The Blue and the Gray
- Author: Eve Bunting
- Illustrator: Ned Bittinger
- Published: November 1st, 1996
- Publisher: Scholastic Incorporated

= The Blue and the Gray (picture book) =

Picture Book

The Blue and the Gray is a 1996 children's fiction picture book by Eve Bunting and illustrated by Ned Bittinger. It was originally published November 1, 1996, by Scholastic.

== Synopsis ==
The story is about two young boys, one black, one white, whose homes are being built within view of an unmarked Civil War battlefield. As they explore the grassy fields near the construction site of their new homes, they learn of the great loss of life that happened there during the war.
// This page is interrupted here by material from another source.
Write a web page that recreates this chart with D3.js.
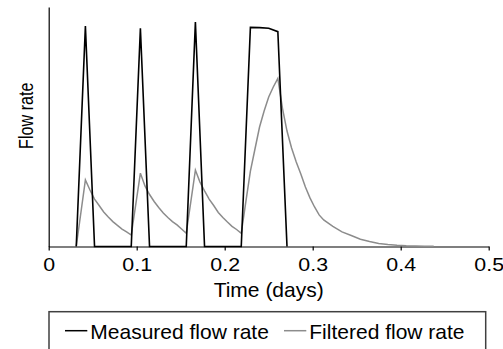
<!DOCTYPE html>
<html>
<head>
<meta charset="utf-8">
<script src="https://cdn.jsdelivr.net/npm/d3@7"></script>
<style>
  body { margin: 0; background: #fff; }
  svg { display: block; font-family: "Liberation Sans", Arial, sans-serif; }
</style>
</head>
<body>
<div id="chart"></div>
<script>
// measured flow, sampled every 15 min (days)
const measuredTime = [0.0313, 0.0417, 0.0521, 0.0938, 0.1042, 0.1146, 0.1563, 0.1667, 0.1771,
  0.2188, 0.2292, 0.2396, 0.25, 0.2604, 0.2708];
const measuredFlow = [0, 92.1, 0, 0, 91.1, 0, 0, 93.7, 0, 0, 91.5, 91.4, 91.1, 89.7, 0];

// filtered flow
const filteredTime = [0.0313, 0.0417, 0.0469, 0.0521, 0.0573, 0.0625, 0.0677, 0.0729, 0.0781, 0.0833, 0.0885, 0.0938,
  0.1042, 0.1094, 0.1146, 0.1198, 0.125, 0.1302, 0.1354, 0.1406, 0.1458, 0.151, 0.1563,
  0.1667, 0.1719, 0.1771, 0.1823, 0.1875, 0.1927, 0.1979, 0.2031, 0.2083, 0.2135, 0.2188,
  0.224, 0.2292, 0.2344, 0.2396, 0.2448, 0.25, 0.2552, 0.2604,
  0.2656, 0.2708, 0.276, 0.2813, 0.2865, 0.2917, 0.2969, 0.3021, 0.3073, 0.3125,
  0.3229, 0.3333, 0.3438, 0.3542, 0.3646, 0.375, 0.3854, 0.3958, 0.4063, 0.4167, 0.4271, 0.4375];
const filteredFlow = [0, 27.8, 23.6, 19.8, 17.1, 14.4, 12.3, 10.4, 8.8, 7.3, 6.1, 4.8,
  30.6, 25.3, 21.7, 18.8, 16.3, 14.0, 12.1, 10.4, 9.0, 7.3, 5.5,
  31.9, 26.9, 23.2, 19.8, 17.1, 14.2, 12.1, 10.2, 8.4, 7.1, 5.5,
  18.6, 31.5, 40.7, 49.9, 56.6, 62.4, 66.6, 70.2,
  57.8, 48.2, 41.1, 35.3, 30.3, 24.8, 20.3, 16.5, 13.2, 11.1,
  8.4, 6.1, 4.6, 3.0, 2.1, 1.3, 0.8, 0.5, 0.3, 0.2, 0.1, 0.1];

const xTicks = [0, 0.1, 0.2, 0.3, 0.4, 0.5];
const seriesNames = ["Measured flow rate", "Filtered flow rate"];
const seriesColors = ["#000000", "#8c8c8c"];

const width = 503, height = 349;
const svg = d3.select("#chart").append("svg").attr("width", width).attr("height", height);

const x = d3.scaleLinear().domain([0, 0.5]).range([48.7, 488.7]);
const y = d3.scaleLinear().domain([0, 100]).range([246.5, 7]);

// axes
const yAxis = svg.append("g").attr("transform", `translate(${x(0)},0)`)
  .call(d3.axisLeft(y).tickValues([]).tickSizeOuter(0));
yAxis.select(".domain").attr("stroke", "#000").attr("stroke-width", 1.2);

const xAxis = svg.append("g").attr("transform", `translate(0,${y(0)})`)
  .call(d3.axisBottom(x).tickValues(xTicks).tickSize(4).tickSizeOuter(0).tickFormat(d3.format("~g")));
xAxis.select(".domain").attr("stroke", "#000").attr("stroke-width", 1.2);
xAxis.selectAll(".tick line").attr("stroke", "#000").attr("stroke-width", 1.2);
xAxis.selectAll(".tick text")
  .attr("y", 24.2).attr("dy", 0)
  .attr("font-size", 18.6).attr("font-family", null)
  .attr("fill", "#000")
  .attr("transform", "scale(1.15,1)");

svg.append("text")
  .attr("x", x(0.25)).attr("y", 297.3)
  .attr("text-anchor", "middle").attr("font-size", 21)
  .text("Time (days)");

svg.append("text")
  .attr("transform", "translate(33,115.7) rotate(-90) scale(0.77,1)")
  .attr("text-anchor", "middle").attr("font-size", 21)
  .text("Flow rate");

// lines
const line = d3.line().x(d => x(d[0])).y(d => y(d[1]));

svg.append("path")
  .datum(filteredTime.map((t, i) => [t, filteredFlow[i]]))
  .attr("fill", "none").attr("stroke", seriesColors[1]).attr("stroke-width", 1.5)
  .attr("d", line);

svg.append("path")
  .datum(measuredTime.map((t, i) => [t, measuredFlow[i]]))
  .attr("fill", "none").attr("stroke", seriesColors[0]).attr("stroke-width", 1.6)
  .attr("stroke-linejoin", "miter")
  .attr("d", line);

// legend
const legend = svg.append("g");
legend.append("rect")
  .attr("x", 49).attr("y", 311.7).attr("width", 436.7).attr("height", 60)
  .attr("fill", "none").attr("stroke", "#404040").attr("stroke-width", 1.5);

const legendX = [65, 284];
seriesNames.forEach((name, i) => {
  legend.append("line")
    .attr("x1", legendX[i]).attr("x2", legendX[i] + 22.3)
    .attr("y1", 330.7).attr("y2", 330.7)
    .attr("stroke", seriesColors[i]).attr("stroke-width", 1.5);
  legend.append("text")
    .attr("x", legendX[i] + 25.3).attr("y", 339.3)
    .attr("font-size", 21)
    .text(name);
});
</script>
</body>
</html>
The book's setting alternates between the present day and 1862 as one of the boys' fathers describes the long-ago battle.

== Reception ==
Publishers Weekly described Bunting's words as "glimmers of the lyricism of which she is capable, but it is marred by occasionally awkward phrasing", while they described Bittinger's illustrations as "capturing every nuance". Kirkus Reviews called Bunting's work "child's brief sentences, but sprinkled with rhyming words and typographically arranged like a poem in short lines that slow the reading to a somber pace", while also applauding Bittinger's oil paintings.

The book was selected by The International Readers Association for their Teachers' Choice Award, and by the children of Indiana for their Hoosier Young Readers’ Award.